GOAL
Leave out all pictures and return, exactly as written, the lines from the line containing "Write the Plotly code for this chart." to the line containing "zbytek_kraje = [2.6, 3.6, 3.7, 3.6, 3.6, 4.0, 4.4]", both ends kept.

INFORMATION SUPPLIED
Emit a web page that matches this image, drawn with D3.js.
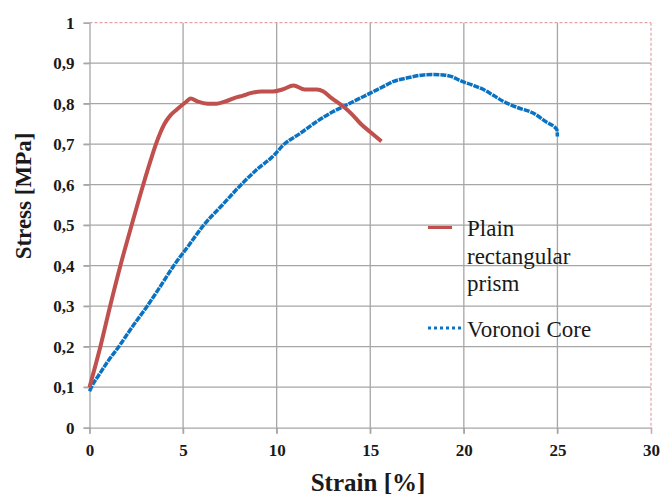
<!DOCTYPE html>
<html>
<head>
<meta charset="utf-8">
<script src="https://cdn.jsdelivr.net/npm/d3@7"></script>
<style>
  body { margin: 0; background: #fff; }
  text { font-family: "Liberation Serif", "Times New Roman", serif; }
</style>
</head>
<body>
<div class="canva"></div>
<script>
// tick labels (comma decimals as in the original)
const xTicks = [0, 5, 10, 15, 20, 25, 30];
const yTicks = [0, 0.1, 0.2, 0.3, 0.4, 0.5, 0.6, 0.7, 0.8, 0.9, 1];

// Plain rectangular prism
const plainStrain = [0, 0.58, 1.1, 1.65, 2.25, 2.87, 3.3, 3.55, 3.8, 4.0, 4.3, 4.65, 5.2, 5.4, 5.8, 6.3, 6.8, 7.3, 7.8, 8.2, 8.6, 9.2, 9.8, 10.3, 10.9, 11.5, 12.15, 12.5, 12.9, 13.56, 14.0, 14.5, 15.0, 15.6];
const plainStress = [0.10, 0.20, 0.30, 0.40, 0.50, 0.60, 0.665, 0.70, 0.73, 0.75, 0.77, 0.785, 0.806, 0.813, 0.805, 0.80, 0.80, 0.806, 0.815, 0.82, 0.826, 0.83, 0.83, 0.835, 0.845, 0.835, 0.835, 0.83, 0.815, 0.793, 0.775, 0.75, 0.73, 0.707];

// Voronoi Core
const voronoiStrain = [0, 0.1, 0.5, 1.0, 1.56, 2.3, 3.08, 3.8, 4.5, 5.3, 6.1, 7.1, 8.1, 9.0, 9.8, 10.4, 11.2, 12.15, 13.0, 13.57, 14.3, 15.0, 15.6, 16.25, 17.0, 17.85, 18.4, 18.9, 19.4, 19.8, 20.4, 21.05, 21.6, 22.1, 22.9, 23.7, 24.4, 24.97, 25.0];
const voronoiStress = [0.09, 0.10, 0.13, 0.165, 0.20, 0.25, 0.30, 0.35, 0.40, 0.45, 0.50, 0.55, 0.60, 0.64, 0.67, 0.70, 0.725, 0.756, 0.78, 0.793, 0.81, 0.826, 0.84, 0.855, 0.864, 0.871, 0.872, 0.871, 0.866, 0.857, 0.847, 0.835, 0.82, 0.806, 0.79, 0.777, 0.755, 0.736, 0.719];

const seriesNames = ["Plain rectangular prism", "Voronoi Core"];

const svg = d3.select(".canva").append("svg")
    .attr("width", 661)
    .attr("height", 495);

const x = d3.scaleLinear().domain([0, 30]).range([89.5, 651]);
const y = d3.scaleLinear().domain([0, 1]).range([427.7, 22.7]);

const fmt = d => String(d).replace(".", ",");

// grid
svg.append("g").selectAll("line")
    .data(yTicks.filter(d => d > 0 && d < 1))
    .join("line")
    .attr("x1", x(0) - 6).attr("x2", x(30))
    .attr("y1", d => y(d)).attr("y2", d => y(d))
    .attr("stroke", "#a6a6a6").attr("stroke-width", 1.3);

svg.append("g").selectAll("line")
    .data(xTicks.filter(d => d > 0 && d < 30))
    .join("line")
    .attr("x1", d => x(d)).attr("x2", d => x(d))
    .attr("y1", y(1)).attr("y2", y(0) + 6)
    .attr("stroke", "#a6a6a6").attr("stroke-width", 1.3);

// plot border: top and right dotted pink
svg.append("line")
    .attr("x1", x(0)).attr("x2", x(30)).attr("y1", y(1)).attr("y2", y(1))
    .attr("stroke", "#e2a3a6").attr("stroke-width", 1.2).attr("stroke-dasharray", "3,2");
svg.append("line")
    .attr("x1", x(30)).attr("x2", x(30)).attr("y1", y(1)).attr("y2", y(0))
    .attr("stroke", "#e2a3a6").attr("stroke-width", 1.2).attr("stroke-dasharray", "3,2");

// axes
const xAxis = svg.append("g")
    .attr("transform", `translate(0,${y(0)})`)
    .call(d3.axisBottom(x).tickValues(xTicks).tickSize(6).tickFormat(d => d));
const yAxis = svg.append("g")
    .attr("transform", `translate(${x(0)},0)`)
    .call(d3.axisLeft(y).tickValues(yTicks).tickSize(6).tickFormat(fmt));

[xAxis, yAxis].forEach(a => {
    a.attr("font-family", null);
    a.select(".domain").attr("stroke", "#a6a6a6").attr("stroke-width", 1.3);
    a.selectAll(".tick line").attr("stroke", "#a6a6a6").attr("stroke-width", 1.3);
    a.selectAll(".tick text")
        .attr("fill", "#1a1a1a")
        .style("font-family", "'Liberation Serif', 'Times New Roman', serif")
        .style("font-size", "17px")
        .style("font-weight", "bold");
});
xAxis.selectAll(".tick text").attr("dy", "0.71em").attr("y", 16);
yAxis.selectAll(".tick text").attr("x", -15);
xAxis.select(".tick:last-of-type line").attr("stroke", "#e2a3a6");

// lines
const line = d3.line()
    .x(d => x(d[0]))
    .y(d => y(d[1]))
    .curve(d3.curveMonotoneX);

const plain = plainStrain.map((s, i) => [s, plainStress[i]]);
const voronoi = voronoiStrain.map((s, i) => [s, voronoiStress[i]]);

svg.append("path")
    .datum(voronoi)
    .attr("d", line)
    .attr("fill", "none")
    .attr("stroke", "#0a72c2")
    .attr("stroke-width", 3.5)
    .attr("stroke-dasharray", "6,1");

svg.append("path")
    .datum(plain)
    .attr("d", line)
    .attr("fill", "none")
    .attr("stroke", "#c0504d")
    .attr("stroke-width", 4)
    .attr("stroke-linejoin", "round");

// legend
const legend = svg.append("g");
legend.append("line")
    .attr("x1", 428).attr("x2", 452).attr("y1", 227.5).attr("y2", 227.5)
    .attr("stroke", "#c0504d").attr("stroke-width", 3);
legend.append("text")
    .attr("x", 467).attr("y", 236)
    .style("font-size", "23px").attr("fill", "#1a1a1a")
    .selectAll("tspan")
    .data(["Plain", "rectangular", "prism"])
    .join("tspan")
    .attr("x", 467)
    .attr("dy", (d, i) => i === 0 ? 0 : 27.5)
    .text(d => d);

legend.append("line")
    .attr("x1", 428).attr("x2", 463).attr("y1", 328).attr("y2", 328)
    .attr("stroke", "#0a72c2").attr("stroke-width", 3).attr("stroke-dasharray", "3,3");
legend.append("text")
    .attr("x", 467).attr("y", 337)
    .style("font-size", "23px").attr("fill", "#1a1a1a")
    .text(seriesNames[1]);

// axis titles
svg.append("text")
    .attr("x", 368).attr("y", 491)
    .attr("text-anchor", "middle")
    .style("font-size", "25px").style("font-weight", "bold")
    .attr("fill", "#1a1a1a")
    .text("Strain [%]");

svg.append("text")
    .attr("transform", "translate(31,196) rotate(-90)")
    .attr("text-anchor", "middle")
    .style("font-size", "23px").style("font-weight", "bold")
    .attr("fill", "#1a1a1a")
    .text("Stress [MPa]");
</script>
</body>
</html>
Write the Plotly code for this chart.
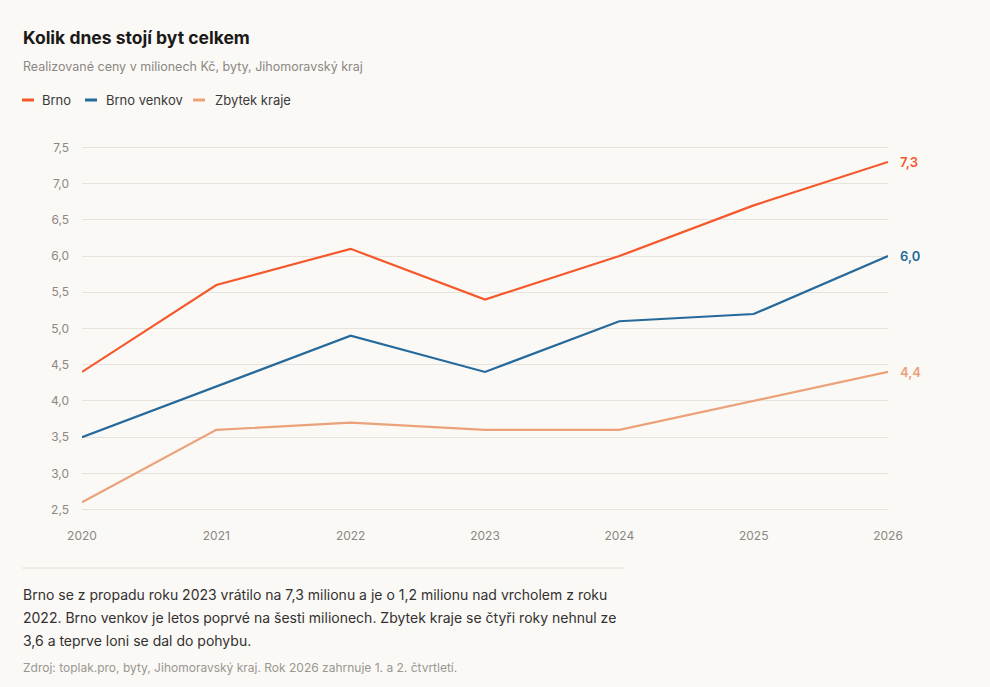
import plotly.graph_objects as go

years = [2020, 2021, 2022, 2023, 2024, 2025, 2026]
brno = [4.4, 5.6, 6.1, 5.4, 6.0, 6.7, 7.3]
brno_venkov = [3.5, 4.2, 4.9, 4.4, 5.1, 5.2, 6.0]
zbytek_kraje = [2.6, 3.6, 3.7, 3.6, 3.6, 4.0, 4.4]

series_names = ['Brno', 'Brno venkov', 'Zbytek kraje']
series_values = [brno, brno_venkov, zbytek_kraje]
series_colors = ['#f4582b', '#26699b', '#eba27a']
end_labels = ['7,3', '6,0', '4,4']

y_ticks = [2.5, 3.0, 3.5, 4.0, 4.5, 5.0, 5.5, 6.0, 6.5, 7.0, 7.5]

bg = '#faf9f6'
font_family = 'Inter, Roboto, sans-serif'

# plot area in pixels (used to place the outside text)
W, H = 990, 687
L, R, T, B = 82, 888, 146, 511


def px_x(px):
    return (px - L) / (R - L)


def px_y(py):
    return (B - py) / (B - T)


fig = go.Figure()

for name, vals, color, lab in zip(series_names, series_values, series_colors, end_labels):
    fig.add_trace(go.Scatter(
        x=years, y=vals, name=name, mode='lines',
        line=dict(color=color, width=2.2),
        showlegend=False,
        hoverinfo='skip'
    ))
    # value label at the end of each line
    fig.add_annotation(
        x=years[-1], y=vals[-1], text=lab,
        showarrow=False, xanchor='left', xshift=10,
        font=dict(size=13, color=color, family=font_family, weight=600)
    )

# custom legend with short line swatches
legend_pos = [(22, 40), (85, 104), (193, 213)]
for (lx, tx), name, color in zip(legend_pos, series_names, series_colors):
    fig.add_shape(
        type='line', xref='paper', yref='paper',
        x0=px_x(lx), x1=px_x(lx + 12), y0=px_y(100), y1=px_y(100),
        line=dict(color=color, width=3)
    )
    fig.add_annotation(
        xref='paper', yref='paper', x=px_x(tx), y=px_y(100),
        text=name, showarrow=False, xanchor='left', yanchor='middle',
        font=dict(size=13, color='#3a3a3a', family=font_family)
    )

# title + subtitle
fig.add_annotation(
    xref='paper', yref='paper', x=px_x(21), y=px_y(37),
    text='<b>Kolik dnes stojí byt celkem</b>', showarrow=False,
    xanchor='left', yanchor='middle',
    font=dict(size=17.5, color='#1c1a18', family=font_family)
)
fig.add_annotation(
    xref='paper', yref='paper', x=px_x(21), y=px_y(66),
    text='Realizované ceny v milionech Kč, byty, Jihomoravský kraj', showarrow=False,
    xanchor='left', yanchor='middle',
    font=dict(size=12.5, color='#8c8782', family=font_family)
)

# separator under the chart
fig.add_shape(
    type='line', xref='paper', yref='paper',
    x0=px_x(22), x1=px_x(624), y0=px_y(568), y1=px_y(568),
    line=dict(color='#e3e0da', width=1)
)

note_lines = [
    'Brno se z propadu roku 2023 vrátilo na 7,3 milionu a je o 1,2 milionu nad vrcholem z roku',
    '2022. Brno venkov je letos poprvé na šesti milionech. Zbytek kraje se čtyři roky nehnul ze',
    '3,6 a teprve loni se dal do pohybu.',
]
for i, line in enumerate(note_lines):
    fig.add_annotation(
        xref='paper', yref='paper', x=px_x(21), y=px_y(594 + i * 23),
        text=line, showarrow=False, xanchor='left', yanchor='middle',
        font=dict(size=14, color='#333130', family=font_family)
    )

fig.add_annotation(
    xref='paper', yref='paper', x=px_x(21), y=px_y(667),
    text='Zdroj: toplak.pro, byty, Jihomoravský kraj. Rok 2026 zahrnuje 1. a 2. čtvrtletí.',
    showarrow=False, xanchor='left', yanchor='middle',
    font=dict(size=12, color='#9b9691', family=font_family)
)

fig.update_layout(
    width=W, height=H,
    margin=dict(l=L, r=W - R, t=T, b=H - B, pad=0),
    paper_bgcolor=bg,
    plot_bgcolor=bg,
    separators=', ',
    font=dict(family=font_family, size=12, color='#8c8782'),
    xaxis=dict(
        range=[2020, 2026],
        tickvals=years,
        ticktext=[str(y) for y in years],
        showgrid=False, zeroline=False, showline=False,
        ticks='', ticklabelstandoff=16,
        tickfont=dict(size=12, color='#8c8782')
    ),
    yaxis=dict(
        range=[2.48, 7.52],
        tickvals=y_ticks,
        tickformat='.1f',
        showgrid=True, gridcolor='#e6e3de', gridwidth=1,
        zeroline=False, showline=False,
        ticks='', ticklabelstandoff=12,
        tickfont=dict(size=12, color='#8c8782')
    ),
    showlegend=False
)

# drop the default page margin so the figure sits at the window's top-left corner
fig.write_html(
    'out.html',
    config={'displayModeBar': False},
    post_script="document.body.style.margin='0';"
)
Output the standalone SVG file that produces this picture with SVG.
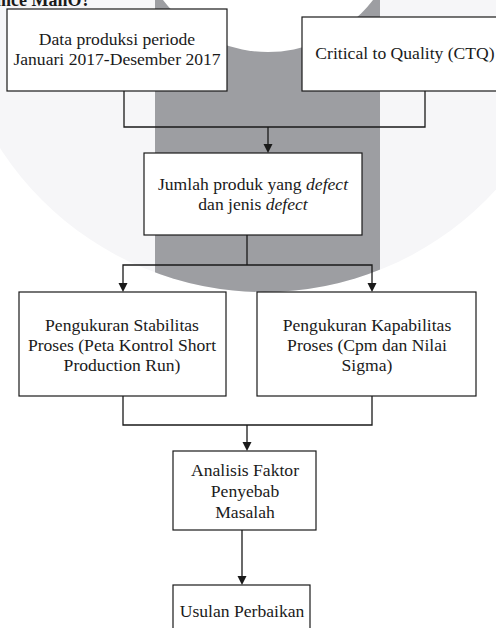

ANSWER TO THE EXERCISE
Write the Plotly code for this chart.
import plotly.graph_objects as go

years = [2020, 2021, 2022, 2023, 2024, 2025, 2026]
brno = [4.4, 5.6, 6.1, 5.4, 6.0, 6.7, 7.3]
brno_venkov = [3.5, 4.2, 4.9, 4.4, 5.1, 5.2, 6.0]
zbytek_kraje = [2.6, 3.6, 3.7, 3.6, 3.6, 4.0, 4.4]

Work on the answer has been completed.